Adam Clarke believed the angel of each church was its pastor. “Angel of the Church here answers exactly to that officer of the synagogue among the Jews called… the messenger of the Church, whose business it was to read, pray, and teach in the synagogue.” (Clarke)
In the right hand of Jesus and what it means
It is more important to notice where the angels are: the right hand of Jesus. This is a place of safety and strength. Even the problem churches that will be described in the next chapters are in the right hand of Jesus.
We can know Jesus as John did: His authority, purity, wisdom, searching judgment, and His victory. We can know Jesus intimately
This was a spectacular vision, and many people wish they could have a spectacular vision like John had, but we can know the very same Jesus John saw. We can know His purity, His eternal wisdom, His searching judgment, His victory, His authority and His majesty. Each of these aspects of His nature are ours to know intimately.
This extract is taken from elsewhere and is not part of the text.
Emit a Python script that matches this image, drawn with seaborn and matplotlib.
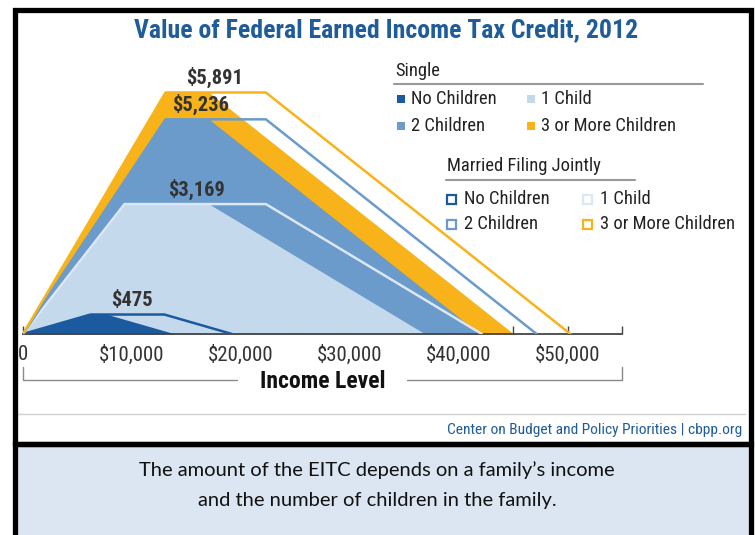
import numpy as np
import pandas as pd
import seaborn as sns
import matplotlib.pyplot as plt
from matplotlib.patches import Rectangle
from matplotlib.lines import Line2D

# ---------------- data (2012 EITC schedule) ----------------
groups = ["No Children", "1 Child", "2 Children", "3 or More Children"]
credit = [0, 475, 475, 0, 0, 3169, 3169, 0, 0, 5236, 5236, 0, 0, 5891, 5891, 0]

single_income = [0, 6200, 7770, 13980,
                 0, 9320, 17090, 36920,
                 0, 13090, 17090, 41952,
                 0, 13090, 17090, 45060]
married_income = [0, 6200, 12980, 19190,
                  0, 9320, 22300, 42130,
                  0, 13090, 22300, 47162,
                  0, 13090, 22300, 50270]
max_credit = [475, 3169, 5236, 5891]
tick_labels = ["0", "$10,000", "$20,000", "$30,000", "$40,000", "$50,000"]

fill_colors = ["#1b5a9e", "#c5d9ec", "#6b9bcb", "#f7b319"]
line_colors = ["#1b5a9e", "#dbe7f4", "#6b9bcb", "#f7b319"]

df = pd.DataFrame({
    "group": np.repeat(groups, 4),
    "credit": credit,
    "single": single_income,
    "married": married_income,
})

W, H = 755, 535
def fx(px): return px / W
def fy(py): return 1 - py / H

sns.set_theme(style="white")
plt.rcParams["font.family"] = ["Roboto Condensed", "Roboto", "DejaVu Sans"]

fig = plt.figure(figsize=(W / 100, H / 100), dpi=100)
fig.patch.set_facecolor("white")
renderer = fig.canvas.get_renderer()

# the reference uses a condensed face; pick sizes that give the same widths
def size_for(s, px, **kw):
    t = fig.text(0, 0, s, fontsize=20, **kw)
    w = t.get_window_extent(renderer).width
    t.remove()
    return 20 * px / w

# axes: x 0..55000 -> px 23..622, y 0..6500 -> px 334..67.5
ax = fig.add_axes([fx(23), fy(334), fx(622) - fx(23), fy(67.5) - fy(334)])
ax.set_facecolor("none")

# single filers: filled areas, largest first
for g in groups[::-1]:
    d = df[df.group == g]
    ax.fill_between(d["single"], d["credit"], 0,
                    color=fill_colors[groups.index(g)], lw=0, zorder=1)

# married filers: outlines
sns.lineplot(data=df, x="married", y="credit", hue="group", hue_order=groups,
             palette=line_colors, sort=False, estimator=None, lw=1.8,
             legend=False, ax=ax, zorder=3)

val_size = size_for("$5,891", 57, fontweight="bold")
label_x = [10000, 15900, 16300, 17600]
for xv, v in zip(label_x, max_credit):
    ax.annotate(f"${v:,}", xy=(xv, v), xytext=(0, 3), textcoords="offset points",
                ha="center", va="bottom", fontsize=val_size, fontweight="bold",
                color="#333333", zorder=5)

ax.set_xlim(0, 55000)
ax.set_ylim(0, 6500)
ax.set_yticks([])
ax.set_xticks(np.arange(0, 50001, 10000))
ax.set_xticklabels(tick_labels)
ax.set_xticks(np.arange(0, 55001, 5000), minor=True)
ax.tick_params(axis="x", which="both", direction="in", length=6, width=1,
               color="#444444", bottom=True, pad=8)
ax.tick_params(axis="x", which="major", labelsize=size_for("$10,000", 66),
               labelcolor="#333333")
for s in ["left", "top", "right"]:
    ax.spines[s].set_visible(False)
ax.spines["bottom"].set_color("#444444")
ax.spines["bottom"].set_linewidth(1.3)
ax.set_xlabel("")
ax.set_ylabel("")

# bracket under the axis with "Income Level"
bc = "#8a8a8a"
for xs, ys in [([23, 23, 237], [367, 380, 380]), ([407, 622, 622], [380, 380, 367])]:
    fig.add_artist(Line2D([fx(x) for x in xs], [fy(y) for y in ys], color=bc, lw=1))
fig.text(fx(323), fy(382), "Income Level", ha="center", va="center",
         fontsize=size_for("Income Level", 125, fontweight="bold"),
         fontweight="bold", color="#111111")

# title
title = "Value of Federal Earned Income Tax Credit, 2012"
fig.text(fx(386), fy(30), title, ha="center", va="center",
         fontsize=size_for(title, 502, fontweight="bold"),
         fontweight="bold", color="#1f5c99")

# legend (manual layout)
tc = "#222222"
leg_size = size_for("3 or More Children", 134)
fig.text(fx(395), fy(71), "Single", ha="left", va="center", fontsize=leg_size, color=tc)
fig.add_artist(Line2D([fx(394), fx(703)], [fy(84), fy(84)], color="#999999", lw=1.5))
single_pos = [(397, 99), (527, 99), (397, 126), (527, 126)]
for g, (px, py) in zip(groups, single_pos):
    fig.add_artist(Rectangle((fx(px), fy(py + 4)), fx(8), 8 / H,
                             facecolor=fill_colors[groups.index(g)], lw=0))
    fig.text(fx(px + 14), fy(py), g, ha="left", va="center", fontsize=leg_size, color=tc)

fig.text(fx(447), fy(166), "Married Filing Jointly", ha="left", va="center",
         fontsize=leg_size, color=tc)
fig.add_artist(Line2D([fx(446), fx(635)], [fy(180), fy(180)], color="#999999", lw=1.5))
married_pos = [(447, 199), (583, 199), (447, 224), (583, 224)]
for g, (px, py) in zip(groups, married_pos):
    fig.add_artist(Rectangle((fx(px), fy(py + 4.5)), fx(9), 9 / H, facecolor="white",
                             edgecolor=line_colors[groups.index(g)], lw=1.6))
    fig.text(fx(px + 17), fy(py), g, ha="left", va="center", fontsize=leg_size, color=tc)

# source line
src = "Center on Budget and Policy Priorities | cbpp.org"
fig.add_artist(Line2D([fx(17), fx(745)], [fy(414), fy(414)], color="#d0d0d0", lw=1))
fig.text(fx(742), fy(430), src, ha="right", va="center",
         fontsize=size_for(src, 295), color="#1f5c99")

# frames
fig.add_artist(Rectangle((fx(14.5), fy(443.5)), fx(736), 434 / H, fill=False,
                         edgecolor="black", lw=3.8, zorder=10))
fig.add_artist(Rectangle((fx(14.5), fy(560)), fx(736), 116.5 / H,
                         facecolor="#dce6f2", edgecolor="black", lw=3.8, zorder=9))
line1 = "The amount of the EITC depends on a family\u2019s income"
cap_size = size_for(line1, 478, family=["Lato", "DejaVu Sans"])
fig.text(fx(377), fy(485),
         line1 + "\nand the number of children in the family.",
         ha="center", va="center", fontsize=cap_size, color="#111111",
         family=["Lato", "DejaVu Sans"], linespacing=1.9, zorder=11)

fig.savefig("out.png", dpi=100)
Stephen and John saw Jesus in and through their own suffering more clearly
When the think of John’s spectacular vision, we should remember where John was: imprisoned on Patmos. Jesus is often known most intimately in the midst of suffering and trials. Both John and Stephen (Acts 7:54-60) saw Jesus most clearly and gloriously in the context of suffering for the cause of Jesus. “The wrath of the wicked does but bring saints the nearer to the choice favours of God.” (Seiss)
OUR GOD IS AMAZING AND HIS WORD IS AMAZING!
A few final notes:
They don’t go along with chapter 1, but they are important. We don’t all have to agree on many things and have our own opinions on subjects, but we can disagree in love. What we need to do in searching for the truth is to Pray, watch, and ask God to show us the truth of His word in a way we can understand it to be. Lord, please keep us from the wrath that is coming and save all our family. Let us each remember our mission and do as God desires us to do.